Vardit Ravitsky named president of The Hastings Center

Vardit Ravitsky, professeure titulaire de bioéthique au Département de médecine sociale et préventive de l’École de santé publique de l’Université de Montréal (ESPUM)

Vardit Ravitsky, professeure titulaire de bioéthique au Département de médecine sociale et préventive de l’École de santé publique de l’Université de Montréal (ESPUM)

In 5 seconds

The UdeM professor has been tapped to lead one of the world's most prestigious institutes for basic research in bioethics.

Vardit Ravitsky, a professor of bioethics in the Department of Social and Preventive Medicine at Université de Montréal’s School of Public Health, will become the new president of The Hastings Center on Sept. 1.

Based in Garrison, an hour's drive north of New York City on the Hudson River, the Center is an independent bioethics research institute that studies social and ethical issues in health care, science, the environment and technology.

Ravitsky is an internationally renowned scholar interested in the ethical, legal and social implications of emerging technologies.

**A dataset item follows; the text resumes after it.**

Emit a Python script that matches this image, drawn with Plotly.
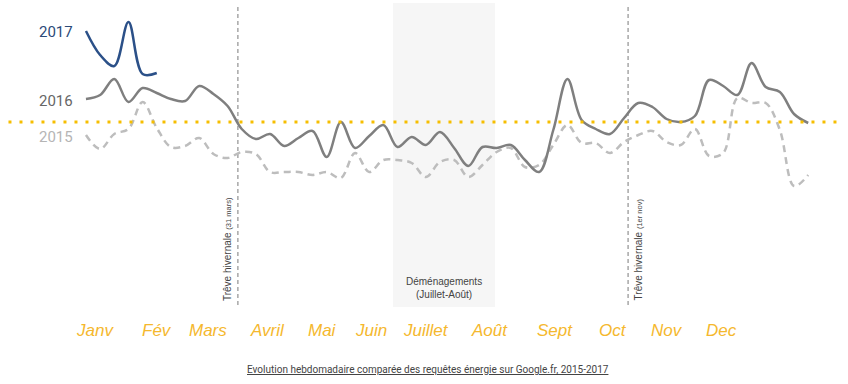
import plotly.graph_objects as go

weeks = list(range(52))

y2017 = [191, 167, 156, 200, 148, 149]
y2016 = [123, 127, 143, 120, 134, 129, 123, 121, 136, 128, 116, 93, 83, 88, 76, 84, 91, 65, 100, 74,
         86, 97, 75, 85, 77, 90, 74, 56, 75, 74, 77, 62, 50, 92, 143, 102, 93, 88, 104, 119,
         115, 103, 100, 106, 142, 136, 127, 159, 135, 130, 108, 99]
y2015 = [87, 73, 88, 93, 120, 94, 75, 76, 84, 68, 64, 70, 68, 50, 50, 50, 47, 50, 44, 69,
         50, 62, 62, 59, 45, 60, 62, 45, 57, 70, 74, 55, 57, 77, 97, 79, 79, 69, 80, 87,
         91, 80, 77, 93, 66, 69, 124, 119, 119, 92, 36, 47]
reference_level = 100

months = ["Janv", "Fév", "Mars", "Avril", "Mai", "Juin", "Juillet", "Août", "Sept", "Oct", "Nov", "Dec"]
month_pos = [0.64, 5.0, 8.6, 12.85, 16.67, 20.1, 24.0, 28.5, 33.1, 37.2, 41.0, 44.85]

treve_weeks = [10.73, 38.28]
treve_labels = ["Trêve hivernale <span style='font-size:7.5px'>(31 mars)</span>",
                "Trêve hivernale <span style='font-size:7.5px'>(1er nov)</span>"]
demenagement_span = [21.68, 28.88]

fig = go.Figure()

fig.add_shape(type="rect", x0=demenagement_span[0], x1=demenagement_span[1], y0=-85, y1=219,
              fillcolor="#f6f6f6", line_width=0, layer="below")

for xv in treve_weeks:
    fig.add_shape(type="line", x0=xv, x1=xv, y0=-83, y1=218,
                  line=dict(color="#7a7a7a", width=1, dash="4px,3px"), layer="below")

fig.add_shape(type="line", xref="paper", x0=0.01, x1=0.995, y0=reference_level, y1=reference_level,
              line=dict(color="#F6BE00", width=3, dash="3px,8px"))

fig.add_trace(go.Scatter(x=weeks[:len(y2015)], y=y2015, mode="lines",
                         line=dict(color="#bdbdbd", width=2.5, dash="7px,5px", shape="spline", smoothing=1.0)))
fig.add_trace(go.Scatter(x=weeks[:len(y2016)], y=y2016, mode="lines",
                         line=dict(color="#7f7f7f", width=2.5, shape="spline", smoothing=1.0)))
fig.add_trace(go.Scatter(x=weeks[:len(y2017)], y=y2017, mode="lines",
                         line=dict(color="#2b5088", width=2.5, shape="spline", smoothing=1.0)))

year_style = [("2017", y2017[0] - 1, "#2b4a78"), ("2016", y2016[0] - 2, "#666666"), ("2015", y2015[0] - 2, "#b5b5b5")]
for label, yv, col in year_style:
    fig.add_annotation(x=-0.8, y=yv, text=label,
                       showarrow=False, xanchor="right", yanchor="middle",
                       font=dict(family="Roboto", size=15, color=col))

for m, p in zip(months, month_pos):
    fig.add_annotation(x=p, y=-108, text="<i>" + m + "</i>", showarrow=False,
                       xanchor="center", yanchor="middle",
                       font=dict(family="Liberation Sans", size=17, color="#F5B82E"))

for xv, lab in zip(treve_weeks, treve_labels):
    fig.add_annotation(x=xv - 0.77 + (0.0 if xv < 20 else 1.5), y=-27, text=lab, textangle=-90,
                       showarrow=False, xanchor="center", yanchor="middle",
                       font=dict(family="Liberation Sans", size=10, color="#444444"))

fig.add_annotation(x=sum(demenagement_span) / 2, y=-66, text="Déménagements<br>(Juillet-Août)",
                   showarrow=False, xanchor="center", yanchor="middle",
                   font=dict(family="Liberation Sans", size=10, color="#444444"))

fig.add_annotation(xref="paper", x=0.505, y=-147,
                   text="<u>Evolution hebdomadaire comparée des requêtes énergie sur Google.fr, 2015-2017</u>",
                   showarrow=False, xanchor="center", yanchor="middle",
                   font=dict(family="Roboto", size=10, color="#444444"))

fig.update_layout(
    width=848, height=384, autosize=False,
    margin=dict(l=0, r=0, t=0, b=0),
    paper_bgcolor="white", plot_bgcolor="white",
    showlegend=False,
    xaxis=dict(range=[-6.07, 53.81], visible=False, fixedrange=True),
    yaxis=dict(range=[-162, 222], visible=False, fixedrange=True),
)

fig.write_html("out.html", config={"displayModeBar": False},
               post_script="document.body.style.margin='0';")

She is a fellow of the Canadian Academy of Health Sciences and director of the ethics and health unit at UdeM’s Ethics Research Centre. She chaired the Pierre Elliott Trudeau Foundation's COVID-19 impact committee. In her frontline roles, she has championed equity and the interests of vulnerable populations.

We spoke with her about her appointment.

What is bioethics and why is it important?

Bioethics is the study of the ethical, social, legal and political issues related to biomedicine and human health. It is critically important because new technologies that have a significant impact on our lifestyles and health care, such as gene editing and artificial intelligence, are constantly emerging. We are often uncertain about how they should be used and we need ethical principles to guide us. We need bioethics as patients, as families and communities, as clinicians, as policymakers, and more broadly as a global society.

Without bioethical input, for example, gene sequencing could expose individuals to risks such as invasion of privacy and discrimination, organ donors could be pressured to donate their organs without proper consent, participants in research studies in low-income countries could be exploited, new technologies could be made available to the wealthy and exacerbate social inequalities, or public health measures such as quarantines could infringe on fundamental freedoms in ways that are not warranted.

Bioethical principles are therefore necessary to ensure we can all benefit from scientific progress while being protected from harm.

What do you hope to accomplish at The Hastings Center?

The Hastings Center is an institute that has been instrumental in creating and developing the field of bioethics since the 1960s.

Its president must have a systemic perspective that cuts across the multiple branches of bioethics. I hope to help steer our field towards grappling with the emerging issues that will shape the future of biomedicine and impact the well-being of humanity.

What will be your priority themes in your new position?

For decades, bioethics has focused on the delivery of health care to individual patients and the protection of participants in research studies. I hope to promote a broader vision of bioethics that includes collective considerations. This is a timely topic as we emerge from a pandemic that has shown us the critical importance of public health and how we are all interconnected.

For example, we should consider what ethical frameworks should guide our public health policies: what an equitable distribution of resources amounts to, what global justice demands of rich countries, how the climate crisis will impact human health, what bioethical principles should be applied in addressing it, and how AI should be incorporated into health care and biomedical research.

Can your appointment help promote bioethics here?

I intend to stay in close contact with the Canadian bioethics community and to continue collaborating with Université de Montréal. UdeM’s School of Public Health is a leader in bioethics in the French-speaking world. It is one of the few institutions in Canada to offer a graduate program in bioethics and the only one to offer master's and doctoral degrees specifically in bioethics.

My appointment as president of The Hastings Center is a strategic opportunity for UdeM to connect with one of the world's leading bioethics research centres, to facilitate research collaborations and exchanges, and to highlight Quebec's unique contribution to bioethics, an innovative and growing global field of study and practice.